Revenue Growers In A Late-Stage Stock Bull

Some facts are more disconcerting than others. For instance, top-line sales at S&P 500 corporations will decline for the second consecutive quarter for the first time since 2009. Equally discouraging? Roughly 70% of these companies (77/106) have reported negative profit-per-share outlooks. Meanwhile, earnings-per-share (EPS) prospects are expected to fall across the entire S&P 500 space. It follows that price-to-earnings (P/E) and price-to-sales (P/S) ratios will place stock assets at even more ridiculously overvalued levels.

Few market participants care about the so-called fundamentals in late-state bull markets. Indeed, traditional metrics of stock valuation simply don’t matter (until they do) and complacency reigns supreme (until it does not).

Those with extremely bullish biases attempt to spit shine the lusterless economy. However, the Federal Reserve itself downgraded its 2015 forecast for economic expansion. The downgraded pace that the Fed now offers is 1.8%-2.0% – a pace that is slower than the stimulus-stoked 2.1% achieved since the end of the Great Recession.

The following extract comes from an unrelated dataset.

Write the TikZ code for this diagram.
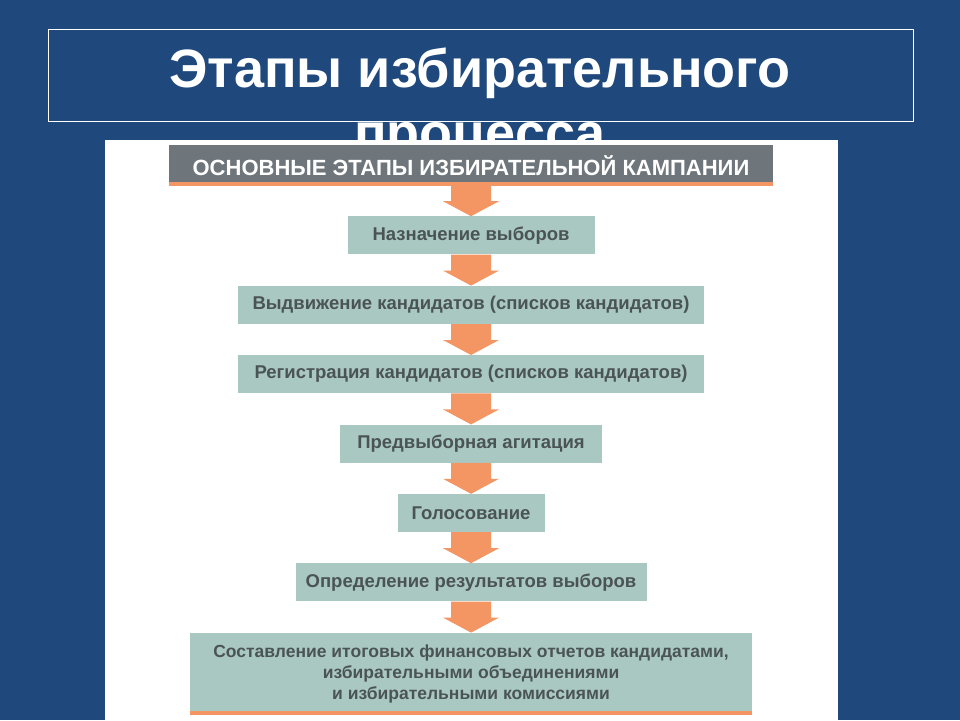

In truth, bulls should hang their collective hat on the $2.7 trillion that S&P 500 corporations borrowed at ultra-low rates over the last past six years. These companies bought back their own stock shares at the highest percent-of-total-cash available since 2007.

Share Buybacks

Several things become clear about corporate debt binges at record low rates and the subsequent use of cash to reclaim shares. First, companies are not particularly talented at judging when to plow dollars into the acquisition of their stock shares. They spent an ever-increasing percentage in the 2003-2007 stock market bull when they might have been better served to spend more modestly on shares and/or use the cash more productively (e.g., hiring, training, R&D, equipment, etc.). Moreover, they spent lower and lower percentages as the 2008-09 bear market raged on when acquiring shares during the bulk of the bear would have been far more favorable.

Second, the primary use of stock buybacks has been to manipulate profitability perception. Companies reduce the number of outstanding shares in existence such that less supply of shares are available, even when demand is flat or waning; effectively, prices have a floor underneath them. What’s more, when there are less shares in existence, corporations appear more profitable than they really are.

Now let us go back to the earlier reality that, earnings-per-share (EPS) are still expected to decline in Q2. So even with record levels of share buybacks, profitability per share will not rise. Nor will revenue. In fact, sales have been flat for years at many of the big-time Dow components and most in the media fail to highlight revenue shortfalls.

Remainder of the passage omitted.